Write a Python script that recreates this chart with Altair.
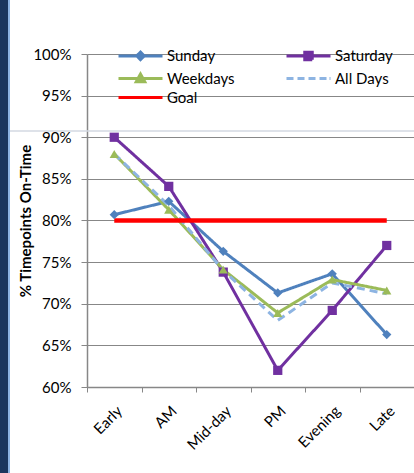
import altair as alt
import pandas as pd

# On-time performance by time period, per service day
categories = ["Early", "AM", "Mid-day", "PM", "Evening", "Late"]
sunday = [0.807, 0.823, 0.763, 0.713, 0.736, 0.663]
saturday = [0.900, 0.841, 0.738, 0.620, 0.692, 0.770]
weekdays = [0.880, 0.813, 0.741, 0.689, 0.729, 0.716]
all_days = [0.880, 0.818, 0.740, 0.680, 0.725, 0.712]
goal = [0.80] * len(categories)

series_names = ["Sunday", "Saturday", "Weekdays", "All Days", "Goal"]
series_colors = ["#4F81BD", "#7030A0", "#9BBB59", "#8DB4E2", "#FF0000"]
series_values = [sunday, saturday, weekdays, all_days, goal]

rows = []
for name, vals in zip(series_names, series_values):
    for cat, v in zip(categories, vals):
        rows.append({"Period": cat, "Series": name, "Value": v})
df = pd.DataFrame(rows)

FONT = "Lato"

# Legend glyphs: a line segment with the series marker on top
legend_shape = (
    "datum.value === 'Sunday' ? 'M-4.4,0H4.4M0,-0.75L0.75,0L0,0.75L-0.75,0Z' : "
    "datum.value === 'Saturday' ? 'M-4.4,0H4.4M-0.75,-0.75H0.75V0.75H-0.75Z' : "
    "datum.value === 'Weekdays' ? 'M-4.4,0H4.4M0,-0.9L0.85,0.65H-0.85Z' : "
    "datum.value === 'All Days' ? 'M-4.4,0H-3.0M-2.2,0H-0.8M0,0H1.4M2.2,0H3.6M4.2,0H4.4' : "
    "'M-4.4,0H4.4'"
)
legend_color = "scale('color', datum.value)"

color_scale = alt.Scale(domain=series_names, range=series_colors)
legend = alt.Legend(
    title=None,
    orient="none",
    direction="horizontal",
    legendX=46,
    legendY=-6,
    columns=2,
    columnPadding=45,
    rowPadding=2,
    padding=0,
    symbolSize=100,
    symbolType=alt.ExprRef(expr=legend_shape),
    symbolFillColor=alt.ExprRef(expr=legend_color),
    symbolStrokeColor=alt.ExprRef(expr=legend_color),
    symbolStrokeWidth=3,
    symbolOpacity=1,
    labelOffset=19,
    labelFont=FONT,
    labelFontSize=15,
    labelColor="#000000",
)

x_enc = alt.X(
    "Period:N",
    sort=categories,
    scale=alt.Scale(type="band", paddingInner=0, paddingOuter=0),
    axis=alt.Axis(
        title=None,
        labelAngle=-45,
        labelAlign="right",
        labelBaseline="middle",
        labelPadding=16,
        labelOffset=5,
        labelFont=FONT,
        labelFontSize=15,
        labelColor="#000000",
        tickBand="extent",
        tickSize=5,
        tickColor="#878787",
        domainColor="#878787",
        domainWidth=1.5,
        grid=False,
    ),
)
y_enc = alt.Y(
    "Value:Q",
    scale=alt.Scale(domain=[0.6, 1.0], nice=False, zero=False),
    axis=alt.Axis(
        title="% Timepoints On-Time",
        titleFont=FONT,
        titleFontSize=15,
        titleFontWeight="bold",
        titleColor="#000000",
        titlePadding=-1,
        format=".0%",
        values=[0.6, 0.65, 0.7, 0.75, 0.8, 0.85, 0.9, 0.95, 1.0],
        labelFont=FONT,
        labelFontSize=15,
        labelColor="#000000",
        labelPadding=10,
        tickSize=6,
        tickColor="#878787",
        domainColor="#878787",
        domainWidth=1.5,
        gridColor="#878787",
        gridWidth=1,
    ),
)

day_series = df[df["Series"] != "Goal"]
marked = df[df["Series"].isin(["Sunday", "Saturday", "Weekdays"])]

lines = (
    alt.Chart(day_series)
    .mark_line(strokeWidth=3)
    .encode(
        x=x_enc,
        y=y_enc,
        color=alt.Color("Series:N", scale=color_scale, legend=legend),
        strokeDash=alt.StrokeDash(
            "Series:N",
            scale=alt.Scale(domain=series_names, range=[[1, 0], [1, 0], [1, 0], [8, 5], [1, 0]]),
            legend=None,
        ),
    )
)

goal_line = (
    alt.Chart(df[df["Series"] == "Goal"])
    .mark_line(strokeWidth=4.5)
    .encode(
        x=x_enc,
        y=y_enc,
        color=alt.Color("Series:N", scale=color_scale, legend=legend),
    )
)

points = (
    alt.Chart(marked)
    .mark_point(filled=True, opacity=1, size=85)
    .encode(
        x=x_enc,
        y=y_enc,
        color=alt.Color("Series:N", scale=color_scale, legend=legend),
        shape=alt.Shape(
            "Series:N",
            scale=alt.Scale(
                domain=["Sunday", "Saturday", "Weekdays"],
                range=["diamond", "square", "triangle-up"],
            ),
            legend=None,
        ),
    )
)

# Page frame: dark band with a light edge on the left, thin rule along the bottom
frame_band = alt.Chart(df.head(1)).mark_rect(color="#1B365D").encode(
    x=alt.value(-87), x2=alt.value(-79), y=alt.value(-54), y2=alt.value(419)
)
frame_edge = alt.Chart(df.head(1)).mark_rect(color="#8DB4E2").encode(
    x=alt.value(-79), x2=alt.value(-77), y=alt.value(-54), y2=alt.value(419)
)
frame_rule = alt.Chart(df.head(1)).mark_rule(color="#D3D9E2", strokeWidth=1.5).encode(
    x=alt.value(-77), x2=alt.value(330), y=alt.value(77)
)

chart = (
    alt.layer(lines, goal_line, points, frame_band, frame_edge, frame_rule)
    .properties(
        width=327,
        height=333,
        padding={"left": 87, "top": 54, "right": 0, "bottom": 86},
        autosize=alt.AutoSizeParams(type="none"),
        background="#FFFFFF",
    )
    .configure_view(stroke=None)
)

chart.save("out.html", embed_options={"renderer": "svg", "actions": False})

# [Exercise aim]
All of the data above should be quoted exactly, except for the pictures.

# [Task solution]
Write a Python script that recreates this chart with Altair.
import altair as alt
import pandas as pd

# On-time performance by time period, per service day
categories = ["Early", "AM", "Mid-day", "PM", "Evening", "Late"]
sunday = [0.807, 0.823, 0.763, 0.713, 0.736, 0.663]
saturday = [0.900, 0.841, 0.738, 0.620, 0.692, 0.770]
weekdays = [0.880, 0.813, 0.741, 0.689, 0.729, 0.716]
all_days = [0.880, 0.818, 0.740, 0.680, 0.725, 0.712]
goal = [0.80] * len(categories)

series_names = ["Sunday", "Saturday", "Weekdays", "All Days", "Goal"]
series_colors = ["#4F81BD", "#7030A0", "#9BBB59", "#8DB4E2", "#FF0000"]
series_values = [sunday, saturday, weekdays, all_days, goal]

rows = []
for name, vals in zip(series_names, series_values):
    for cat, v in zip(categories, vals):
        rows.append({"Period": cat, "Series": name, "Value": v})
df = pd.DataFrame(rows)

FONT = "Lato"

# Legend glyphs: a line segment with the series marker on top
legend_shape = (
    "datum.value === 'Sunday' ? 'M-4.4,0H4.4M0,-0.75L0.75,0L0,0.75L-0.75,0Z' : "
    "datum.value === 'Saturday' ? 'M-4.4,0H4.4M-0.75,-0.75H0.75V0.75H-0.75Z' : "
    "datum.value === 'Weekdays' ? 'M-4.4,0H4.4M0,-0.9L0.85,0.65H-0.85Z' : "
    "datum.value === 'All Days' ? 'M-4.4,0H-3.0M-2.2,0H-0.8M0,0H1.4M2.2,0H3.6M4.2,0H4.4' : "
    "'M-4.4,0H4.4'"
)
legend_color = "scale('color', datum.value)"

color_scale = alt.Scale(domain=series_names, range=series_colors)
legend = alt.Legend(
    title=None,
    orient="none",
    direction="horizontal",
    legendX=46,
    legendY=-6,
    columns=2,
    columnPadding=45,
    rowPadding=2,
    padding=0,
    symbolSize=100,
    symbolType=alt.ExprRef(expr=legend_shape),
    symbolFillColor=alt.ExprRef(expr=legend_color),
    symbolStrokeColor=alt.ExprRef(expr=legend_color),
    symbolStrokeWidth=3,
    symbolOpacity=1,
    labelOffset=19,
    labelFont=FONT,
    labelFontSize=15,
    labelColor="#000000",
)

x_enc = alt.X(
    "Period:N",
    sort=categories,
    scale=alt.Scale(type="band", paddingInner=0, paddingOuter=0),
    axis=alt.Axis(
        title=None,
        labelAngle=-45,
        labelAlign="right",
        labelBaseline="middle",
        labelPadding=16,
        labelOffset=5,
        labelFont=FONT,
        labelFontSize=15,
        labelColor="#000000",
        tickBand="extent",
        tickSize=5,
        tickColor="#878787",
        domainColor="#878787",
        domainWidth=1.5,
        grid=False,
    ),
)
y_enc = alt.Y(
    "Value:Q",
    scale=alt.Scale(domain=[0.6, 1.0], nice=False, zero=False),
    axis=alt.Axis(
        title="% Timepoints On-Time",
        titleFont=FONT,
        titleFontSize=15,
        titleFontWeight="bold",
        titleColor="#000000",
        titlePadding=-1,
        format=".0%",
        values=[0.6, 0.65, 0.7, 0.75, 0.8, 0.85, 0.9, 0.95, 1.0],
        labelFont=FONT,
        labelFontSize=15,
        labelColor="#000000",
        labelPadding=10,
        tickSize=6,
        tickColor="#878787",
        domainColor="#878787",
        domainWidth=1.5,
        gridColor="#878787",
        gridWidth=1,
    ),
)

day_series = df[df["Series"] != "Goal"]
marked = df[df["Series"].isin(["Sunday", "Saturday", "Weekdays"])]

lines = (
    alt.Chart(day_series)
    .mark_line(strokeWidth=3)
    .encode(
        x=x_enc,
        y=y_enc,
        color=alt.Color("Series:N", scale=color_scale, legend=legend),
        strokeDash=alt.StrokeDash(
            "Series:N",
            scale=alt.Scale(domain=series_names, range=[[1, 0], [1, 0], [1, 0], [8, 5], [1, 0]]),
            legend=None,
        ),
    )
)

goal_line = (
    alt.Chart(df[df["Series"] == "Goal"])
    .mark_line(strokeWidth=4.5)
    .encode(
        x=x_enc,
        y=y_enc,
        color=alt.Color("Series:N", scale=color_scale, legend=legend),
    )
)

points = (
    alt.Chart(marked)
    .mark_point(filled=True, opacity=1, size=85)
    .encode(
        x=x_enc,
        y=y_enc,
        color=alt.Color("Series:N", scale=color_scale, legend=legend),
        shape=alt.Shape(
            "Series:N",
            scale=alt.Scale(
                domain=["Sunday", "Saturday", "Weekdays"],
                range=["diamond", "square", "triangle-up"],
            ),
            legend=None,
        ),
    )
)

# Page frame: dark band with a light edge on the left, thin rule along the bottom
frame_band = alt.Chart(df.head(1)).mark_rect(color="#1B365D").encode(
    x=alt.value(-87), x2=alt.value(-79), y=alt.value(-54), y2=alt.value(419)
)
frame_edge = alt.Chart(df.head(1)).mark_rect(color="#8DB4E2").encode(
    x=alt.value(-79), x2=alt.value(-77), y=alt.value(-54), y2=alt.value(419)
)
frame_rule = alt.Chart(df.head(1)).mark_rule(color="#D3D9E2", strokeWidth=1.5).encode(
    x=alt.value(-77), x2=alt.value(330), y=alt.value(77)
)

chart = (
    alt.layer(lines, goal_line, points, frame_band, frame_edge, frame_rule)
    .properties(
        width=327,
        height=333,
        padding={"left": 87, "top": 54, "right": 0, "bottom": 86},
        autosize=alt.AutoSizeParams(type="none"),
        background="#FFFFFF",
    )
    .configure_view(stroke=None)
)

chart.save("out.html", embed_options={"renderer": "svg", "actions": False})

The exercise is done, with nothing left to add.